_Source material_

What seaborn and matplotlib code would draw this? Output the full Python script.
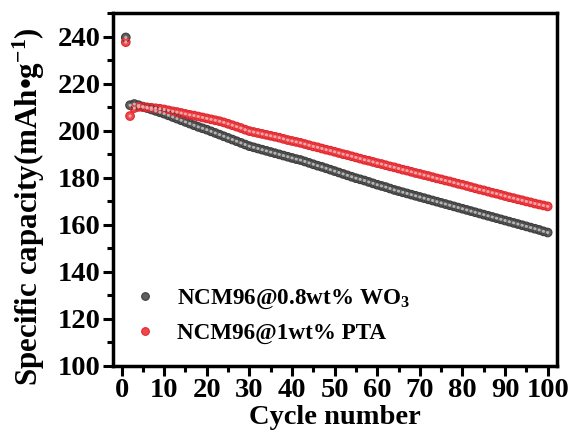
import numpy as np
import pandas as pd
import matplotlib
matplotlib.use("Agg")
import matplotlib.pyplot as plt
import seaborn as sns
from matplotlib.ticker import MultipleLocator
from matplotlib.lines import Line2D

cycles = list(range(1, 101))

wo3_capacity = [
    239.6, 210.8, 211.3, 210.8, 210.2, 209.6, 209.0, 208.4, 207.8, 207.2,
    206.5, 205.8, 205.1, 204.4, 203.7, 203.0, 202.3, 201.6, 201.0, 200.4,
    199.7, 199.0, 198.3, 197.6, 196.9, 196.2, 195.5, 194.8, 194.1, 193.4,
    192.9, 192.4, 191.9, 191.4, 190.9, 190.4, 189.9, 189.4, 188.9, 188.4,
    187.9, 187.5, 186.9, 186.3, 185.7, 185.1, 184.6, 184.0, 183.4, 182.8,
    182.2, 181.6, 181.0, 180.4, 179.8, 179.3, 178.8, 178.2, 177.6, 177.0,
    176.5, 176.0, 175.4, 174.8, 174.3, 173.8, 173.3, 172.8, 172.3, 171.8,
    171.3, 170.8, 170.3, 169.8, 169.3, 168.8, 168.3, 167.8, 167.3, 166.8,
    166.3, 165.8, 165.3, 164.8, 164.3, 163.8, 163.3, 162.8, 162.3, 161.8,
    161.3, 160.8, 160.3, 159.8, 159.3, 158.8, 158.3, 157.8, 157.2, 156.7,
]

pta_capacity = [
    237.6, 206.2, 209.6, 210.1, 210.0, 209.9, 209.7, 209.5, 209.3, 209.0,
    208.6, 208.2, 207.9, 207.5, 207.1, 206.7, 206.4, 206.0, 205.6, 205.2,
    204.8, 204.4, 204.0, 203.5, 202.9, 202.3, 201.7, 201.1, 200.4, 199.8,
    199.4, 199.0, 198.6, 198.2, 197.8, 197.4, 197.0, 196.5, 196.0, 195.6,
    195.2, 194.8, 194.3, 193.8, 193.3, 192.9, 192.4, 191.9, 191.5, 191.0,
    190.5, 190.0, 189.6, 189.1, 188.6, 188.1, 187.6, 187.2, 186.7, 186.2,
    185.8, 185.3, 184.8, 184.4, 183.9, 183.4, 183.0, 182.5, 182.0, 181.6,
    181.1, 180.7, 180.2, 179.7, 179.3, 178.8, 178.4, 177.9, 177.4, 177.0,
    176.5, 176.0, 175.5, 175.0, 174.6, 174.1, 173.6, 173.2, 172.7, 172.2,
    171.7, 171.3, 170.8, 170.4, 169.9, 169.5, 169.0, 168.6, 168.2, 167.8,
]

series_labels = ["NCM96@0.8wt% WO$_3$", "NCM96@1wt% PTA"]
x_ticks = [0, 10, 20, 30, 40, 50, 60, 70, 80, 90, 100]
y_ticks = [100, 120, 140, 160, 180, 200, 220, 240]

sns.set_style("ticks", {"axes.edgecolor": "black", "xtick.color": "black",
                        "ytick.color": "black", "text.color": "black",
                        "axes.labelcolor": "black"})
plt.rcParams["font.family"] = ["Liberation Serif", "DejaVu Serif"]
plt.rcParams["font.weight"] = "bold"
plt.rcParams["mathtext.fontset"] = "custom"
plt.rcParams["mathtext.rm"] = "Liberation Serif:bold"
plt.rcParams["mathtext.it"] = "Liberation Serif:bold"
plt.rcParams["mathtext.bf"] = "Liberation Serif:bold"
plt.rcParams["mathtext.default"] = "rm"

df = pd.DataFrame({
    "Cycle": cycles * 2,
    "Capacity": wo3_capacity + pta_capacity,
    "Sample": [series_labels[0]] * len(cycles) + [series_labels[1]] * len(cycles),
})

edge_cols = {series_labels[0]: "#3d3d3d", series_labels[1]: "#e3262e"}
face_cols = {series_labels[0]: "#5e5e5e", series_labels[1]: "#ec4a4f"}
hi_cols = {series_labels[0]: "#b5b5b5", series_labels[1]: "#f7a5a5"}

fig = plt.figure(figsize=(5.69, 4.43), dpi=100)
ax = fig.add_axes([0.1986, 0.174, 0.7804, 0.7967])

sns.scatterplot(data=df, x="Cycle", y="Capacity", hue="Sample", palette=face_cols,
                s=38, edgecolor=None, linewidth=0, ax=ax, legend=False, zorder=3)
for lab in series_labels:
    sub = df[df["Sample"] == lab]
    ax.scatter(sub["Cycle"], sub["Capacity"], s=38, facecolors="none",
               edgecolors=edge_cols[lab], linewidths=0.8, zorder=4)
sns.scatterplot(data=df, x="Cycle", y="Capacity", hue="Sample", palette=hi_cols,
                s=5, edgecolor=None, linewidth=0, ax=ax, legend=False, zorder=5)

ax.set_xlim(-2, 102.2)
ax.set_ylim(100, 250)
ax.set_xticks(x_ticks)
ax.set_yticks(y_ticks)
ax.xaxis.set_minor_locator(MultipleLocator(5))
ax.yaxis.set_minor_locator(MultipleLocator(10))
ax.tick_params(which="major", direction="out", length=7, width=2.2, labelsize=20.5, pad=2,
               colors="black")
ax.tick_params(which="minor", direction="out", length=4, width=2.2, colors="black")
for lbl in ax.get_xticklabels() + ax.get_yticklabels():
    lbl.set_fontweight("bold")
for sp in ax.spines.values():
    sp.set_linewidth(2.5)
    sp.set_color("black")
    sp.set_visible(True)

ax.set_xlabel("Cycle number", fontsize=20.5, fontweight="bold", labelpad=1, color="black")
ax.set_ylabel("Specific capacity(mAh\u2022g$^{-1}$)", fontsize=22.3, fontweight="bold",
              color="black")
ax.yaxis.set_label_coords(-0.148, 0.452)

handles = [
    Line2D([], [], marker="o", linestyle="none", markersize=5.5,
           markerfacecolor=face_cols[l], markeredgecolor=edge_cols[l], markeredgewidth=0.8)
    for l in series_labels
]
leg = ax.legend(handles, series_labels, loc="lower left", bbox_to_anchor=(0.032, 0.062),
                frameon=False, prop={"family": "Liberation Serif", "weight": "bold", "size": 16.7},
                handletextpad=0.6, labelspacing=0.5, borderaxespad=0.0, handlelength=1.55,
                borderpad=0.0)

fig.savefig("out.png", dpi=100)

_Directive_
Starting at the top of the listing above, please restate word for word each line up to and including the one that holds "cycles = list(range(1, 101))", omitting every image.

_Full solution_
What seaborn and matplotlib code would draw this? Output the full Python script.
import numpy as np
import pandas as pd
import matplotlib
matplotlib.use("Agg")
import matplotlib.pyplot as plt
import seaborn as sns
from matplotlib.ticker import MultipleLocator
from matplotlib.lines import Line2D

cycles = list(range(1, 101))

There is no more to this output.